Akwaeke Emezi, La Mort de Vivek Oji, traduit de l’anglais (Nigeria) par Blandine Longre, Gallimard, « Du monde entier », 2023
« Je ne suis pas ce qu’on croit. […] Et, jour après jour, j’avais du mal à vivre en sachant que les autres me voyaient d’une certaine façon, en sachant qu’ils se trompaient, qu’ils se trompaient lourdement, que le vrai moi était invisible à leurs yeux. » Ainsi s’exprime Vivek, à l’un des moments où sa voix se fait entendre dans le récit où s’expriment tour à tour le jeune protagoniste, son cousin et confident Osita et l’instance narrative extérieure.
Différent, donc, Vivek l’est, cachant à ses parents sa vraie nature que ne connaissent qu’Osita et leurs jeunes amies chez qui il se réfugie régulièrement. Ses parents, Kavita et Chika, le voient dépérir peu à peu, et sa mère se laisse peu à peu persuader par sa belle-sœur Mary de le faire « délivrer » par un pasteur, dans un exorcisme brutal. Échec, bien sûr, et brouille familiale. Finalement, un jour d’émeutes et d’incendie du marché, les parents vont découvrir le cadavre de leur fils mystérieusement déposé devant la porte de leur habitation. Que s’est-il passé ? Sont-ils indirectement responsables de sa mort ? Kavita a-t-elle manqué d’amour pour son fils ? « Ce n’est qu’une fois qu’il était devenu un homme qu’elle prit conscience qu’elle ne pouvait plus l’atteindre, qu’il s’en était allé, si loin que son corps était désormais privé de souffle.
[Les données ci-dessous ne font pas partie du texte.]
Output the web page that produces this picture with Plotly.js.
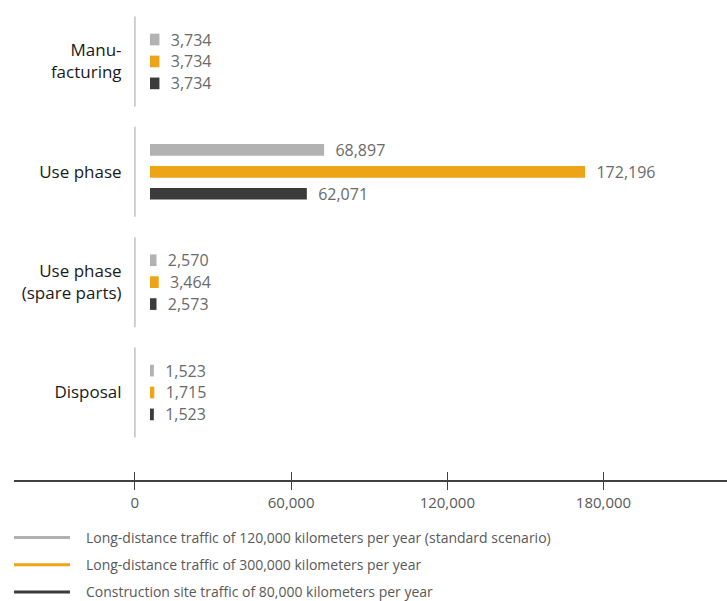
<!DOCTYPE html>
<html><head><meta charset="utf-8">
<script src="https://cdn.plot.ly/plotly-3.0.1.min.js"></script>
<style>body{margin:0;background:#fff}</style>
</head><body><div id="chart" style="width:727px;height:601px"></div>
<script>
const categories = ["Manu-<br>facturing", "Use phase", "Use phase<br>(spare parts)", "Disposal"];
const seriesNames = [
  "Long-distance traffic of 120,000 kilometers per year (standard scenario)",
  "Long-distance traffic of 300,000 kilometers per year",
  "Construction site traffic of 80,000 kilometers per year"
];
const longDistance120k = [3734, 68897, 2570, 1523];
const longDistance300k = [3734, 172196, 3464, 1715];
const constructionSite80k = [3734, 62071, 2573, 1523];
const tickValues = [0, 60000, 120000, 180000];
const tickLabels = ["0", "60,000", "120,000", "180,000"];
const colors = ["#b2b2b2", "#eda416", "#3b3b3b"];

const seriesValues = [longDistance120k, longDistance300k, constructionSite80k];
const FONT = "Open Sans, sans-serif";

const traces = [];
seriesValues.forEach((vals, k) => {
  traces.push({
    type: "bar", orientation: "h",
    x: vals, y: categories,
    xaxis: "x2", yaxis: "y",
    marker: {color: colors[k]},
    text: vals.map(v => "\u00a0\u00a0" + v.toLocaleString("en-US")),
    textposition: "outside", cliponaxis: false, constraintext: "none",
    textfont: {family: FONT, size: 16, color: "#6a6a6a"},
    hoverinfo: "skip", showlegend: false
  });
});
seriesNames.forEach((n, k) => {
  traces.push({
    type: "scatter", mode: "lines", x: [null], y: [null],
    xaxis: "x", yaxis: "y",
    name: "\u00a0\u00a0\u00a0" + n, legendgroup: "g" + k,
    line: {color: colors[k], width: 3}
  });
});

const shapes = categories.map((c, i) => ({
  type: "line", xref: "x", yref: "y",
  x0: 0, x1: 0, y0: i - 0.408, y1: i + 0.408,
  line: {color: "#c0c0c0", width: 1.5}
}));

const xr = [-46441, 227442];
const layout = {
  width: 727, height: 601,
  margin: {l: 14, r: 0, t: 0, b: 121, autoexpand: false},
  paper_bgcolor: "#fff", plot_bgcolor: "#fff",
  barmode: "group", bargap: 0.404, bargroupgap: 0.467,
  showlegend: true,
  legend: {
    xref: "container", yref: "container",
    x: 9 / 727, xanchor: "left", y: 1 - 522 / 601, yanchor: "top",
    font: {family: FONT, size: 14, color: "#595959"},
    tracegroupgap: 6, itemwidth: 56, bgcolor: "rgba(0,0,0,0)"
  },
  xaxis: {
    range: xr, tickvals: tickValues, ticktext: tickLabels, tickangle: 0,
    ticks: "outside", ticklen: 8, tickwidth: 1, tickcolor: "#404040",
    showline: true, linecolor: "#404040", linewidth: 1.5,
    showgrid: false, zeroline: false, fixedrange: true,
    tickfont: {family: FONT, size: 15, color: "#595959"},
    anchor: "y", automargin: false
  },
  xaxis3: {
    overlaying: "x", range: xr, tickvals: tickValues, ticktext: tickLabels,
    ticks: "inside", ticklen: 8, tickwidth: 1, tickcolor: "#404040",
    showticklabels: false, showline: false, showgrid: false, zeroline: false,
    anchor: "y"
  },
  xaxis2: {
    overlaying: "x", range: [-53819, 228334], visible: false, anchor: "y"
  },
  yaxis: {
    type: "category", range: [3.793, -0.557],
    anchor: "free", position: 0.1697,
    ticks: "outside", ticklen: 10, tickcolor: "rgba(0,0,0,0)",
    showline: false, showgrid: false, zeroline: false, automargin: false,
    tickfont: {family: FONT, size: 17, color: "#1a1a1a"}
  },
  shapes: shapes
};
traces.push({type: "scatter", x: [null], y: [null], xaxis: "x3", yaxis: "y", showlegend: false, hoverinfo: "skip"});

Plotly.newPlot("chart", traces, layout, {displayModeBar: false, staticPlot: true});
</script>
</body></html>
Nul autre qu’elle ne pouvait éprouver cette perte de toute une vie. » C’est seulement après sa mort que les parents de Vivek sauront qui était vraiment leur fils.
La construction complexe du roman, dans ses va-et-vient temporels et dans le croisement des voix qu’il fait entendre, est à l’image de la société nigériane qu’il dépeint dans sa diversité et sa vivacité, dans sa langue même (le glossaire final est à cet égard bien utile), une société faite de non-dits et de paroles sincères, de gestes coutumiers et d’attitudes modernes. Surtout, cette construction donne à ressentir le plus crucialement les émotions des âmes, le pathétique des situations, l’injustice des réactions et l’imminence des questions d’identité. Le dramatique destin de Vivek, issu de l’aveuglement familial et social, est pourtant un pas en avant vers la connaissance et la compréhension humaines.